With so many reinforcements, however, the Noble Brigand is still not a power card at . It is still a terminal action that does not draw any card. It provides less virtual money than Militia, and does not attack as reliably either. Therefore, it is not a card you will always consider to buy. To put it more directly, it is probably one of those cards that you will rarely make a fatal mistake by ignoring it.
That being said, in many situations, the Noble Brigand can bring a marginal benefit to your deck, usually just by the on-buy effect. According to the simulators, Noble Brigand is actually a very good Big Money enabler when bought in bulk - consistent Noble Brigand plays will rob the opponent of the Golds and Silvers which are the lifeblood of a Big Money deck. An early Noble brigand, however, when flipped the opponent's coppers, may prove to slow yourself down from that gold or card a bit too much and accelerates your opponent at the same time.
There is a niche use of the card as a opener. When you are second player with in hand in your first turn and when the first player have bought a silver, you will have 2/6 chance of getting that Silver and trigger a reshuffle with the initial crappy cards at the same time. It is fun to use and see it works, but when it doesn't, you are facing quite an up-hill battle. The situation improves significantly with more players though, and it helps negate the disadvantage of the third or the fourth player quite a bit. They still have to have in their first hand though.
Similar to Thief, the Noble Brigand can be quite important in a Chapel game with no virtual money. But it proves to be a lot more dangerous in this case. To an unsuspecting opponent, getting one of his critical Silver and Gold can be fatal. And you don't need to buy it and use it, so he has no alert prior to the attack. Also the on-buy attack cannot be stopped. In addition, one can allow to buy multiple Noble Brigands to keep the pressure in such game, as extras can be Chapeled away. This is one of the rare situations when I would say overlooking this card can be fatal.

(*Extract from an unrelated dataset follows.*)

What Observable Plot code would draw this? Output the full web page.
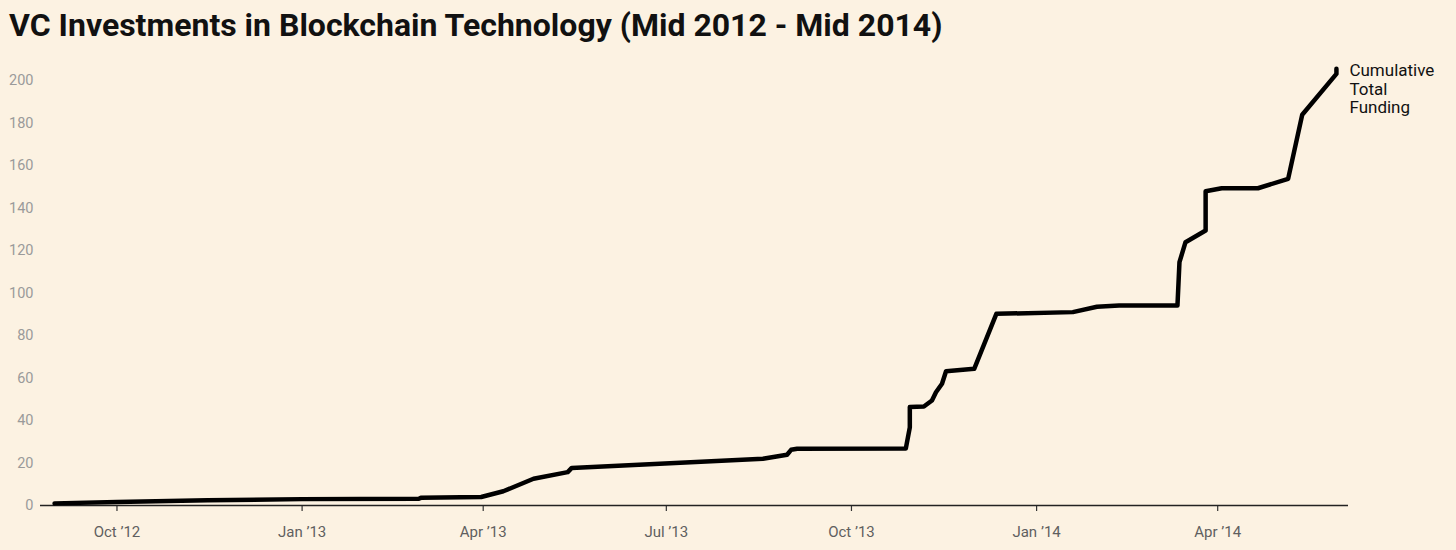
<!DOCTYPE html>
<html><head><meta charset="utf-8">
<script src="https://cdn.jsdelivr.net/npm/d3@7"></script>
<script src="https://cdn.jsdelivr.net/npm/@observablehq/plot@0.6"></script>
<style>
html,body{margin:0;padding:0;background:#fcf2e2;}
body{width:1456px;height:550px;overflow:hidden;position:relative;font-family:Roboto,sans-serif;}
#title{position:absolute;left:9px;top:9px;font:700 32px Roboto;color:#111;line-height:1;white-space:nowrap;}
#chart{position:absolute;left:0;top:55px;}
</style></head><body>
<div id="title">VC Investments in Blockchain Technology (Mid 2012 - Mid 2014)</div>
<div id="chart"></div>
<script>
const dates = ["2012-08-31","2012-10-01","2012-11-15","2013-01-01","2013-02-28","2013-03-01","2013-03-31","2013-04-11","2013-04-26","2013-05-13","2013-05-15","2013-08-18","2013-08-30","2013-09-01","2013-09-04","2013-10-28","2013-10-30","2013-10-30","2013-11-06","2013-11-10","2013-11-12","2013-11-15","2013-11-17","2013-12-01","2013-12-12","2014-01-19","2014-01-31","2014-02-11","2014-03-12","2014-03-13","2014-03-16","2014-03-26","2014-03-26","2014-04-03","2014-04-21","2014-05-06","2014-05-13","2014-05-30","2014-05-30"];
const values = [1.0,1.7,2.5,3.0,3.2,3.6,4.0,6.7,12.6,15.7,17.7,22.0,23.9,26.2,26.7,26.8,36.8,46.3,46.6,49.4,53.3,57.3,63.2,64.3,90.2,91.0,93.5,94.1,94.1,114.5,123.9,129.4,147.9,149.3,149.3,153.7,183.9,203.1,205.5];
const seriesLabel = "Cumulative\nTotal\nFunding";
const xTickDates = ["2012-10-01","2013-01-01","2013-04-01","2013-07-01","2013-10-01","2014-01-01","2014-04-01"];
const xTickLabels = ["Oct ’12","Jan ’13","Apr ’13","Jul ’13","Oct ’13","Jan ’14","Apr ’14"];
const yTicks = [0,20,40,60,80,100,120,140,160,180,200];
const xDomain = ["2012-08-24","2014-06-05"];

const data = dates.map((d, i) => ({date: new Date(d), value: values[i]}));
const last = data[data.length - 1];
const tickDates = xTickDates.map(d => new Date(d));
const labelOf = new Map(tickDates.map((d, i) => [+d, xTickLabels[i]]));

const chart = Plot.plot({
  width: 1456,
  height: 495,
  marginLeft: 40,
  marginRight: 108,
  marginTop: 25,
  marginBottom: 45,
  style: {background: "transparent", fontFamily: "Roboto", fontSize: "14px"},
  x: {type: "utc", domain: xDomain.map(d => new Date(d))},
  y: {domain: [0, 200]},
  marks: [
    Plot.axisY({ticks: yTicks, tickSize: 0, tickPadding: 7, fill: "#9a9a9a", fontSize: 14.5, label: null}),
    Plot.axisX({ticks: tickDates, tickSize: 6, tickPadding: 15, stroke: "#333", strokeWidth: 1.2, fill: "#5f5f5f", fontSize: 15, label: null, tickFormat: d => labelOf.get(+d)}),
    Plot.ruleY([0], {stroke: "#222", strokeWidth: 1.5}),
    Plot.line(data, {x: "date", y: "value", stroke: "#000", strokeWidth: 4.5}),
    Plot.text([last], {x: "date", y: "value", text: () => seriesLabel, textAnchor: "start", lineAnchor: "top", lineHeight: 1.1, dx: 13, dy: -6, fontSize: 17, fill: "#111"})
  ]
});
document.getElementById("chart").appendChild(chart);
</script>
</body></html>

That's probably it. There is no magic to make the card suddenly powerful. I like what Donald said about the card though: it is designed to be fun. It is indeed fun to attack when you are buying a card, especially when it does not force a degenerate game like Ill-Gotten Gains does. For myself, better yet, it is just powerful enough to try to win using it, and still underpowered enough that when I lose with it I won't be mad about my own luck.
Synergies/Combos
Antisynergies
- Powerful terminals
- Non Silver or Gold treasures
- Cards that offer virtual coins
Trivia
Secret History
I replaced it with a card I stole from a later set. "A later set." There are only two sets after this one, and one of them is a latecomer with its own special thing going on. When I say "a later set," I mean the 8th set, which was originally the 4th set, back before I showed Dominion to RGG, when there were only five expansions (then Hinterland and Seaside were split up, and Alchemy and Cornucopia were split up, and that accounts for seven). You might think, with all the cards I stole from "a later set," that it would be hurting for cards, but man, it is not. Anyway. I stole this from "a later set."
The premise is of course Robin Hood. Steals from the rich (those with Silver and Gold), gives to the poor (those with no Treasures at all). Ignores the middle-class (those showing Copper or special Treasures) (yes the middle class includes those with Platinum, Robin Hood does not realize how valuable Platinum is okay, he lives in a forest, they don't even have Platinum there). By not trashing Coppers, it avoids being horrible, and it can even give out Coppers, although don't expect that to be too common except you know against decks that trash their Coppers.
Noble Brigand comes right out of the gates attacking. This was a fun thing that I wanted on more attacks but it only survived here and on Ill-Gotten Gains (technically not an attack, but we all know a Witch when we see one). Maybe it's for the best that you'll never experience the joy of a when-gain discard-based attack just sitting there, promising that any hand you draw might be taken away, even if no-one has even bought the card yet.
Noble Brigand triggers on buying, not gaining. This was because you could get situations that forced you to play all further attacks in slow-mo. Jester is a good example. I play Jester, I hit your Noble Brigand, oh I want one of those. Only, everyone else has already revealed their card for Jester, no-one is wasting time. I know some of the cards Brigand will hit. Maybe normally I wouldn't take Brigand, I'd make you take another one, only, there's a Gold showing over there. Okay we have to play Jester in slow-mo this game to get rid of this situation. And well that's no fun. So, it triggers on buying.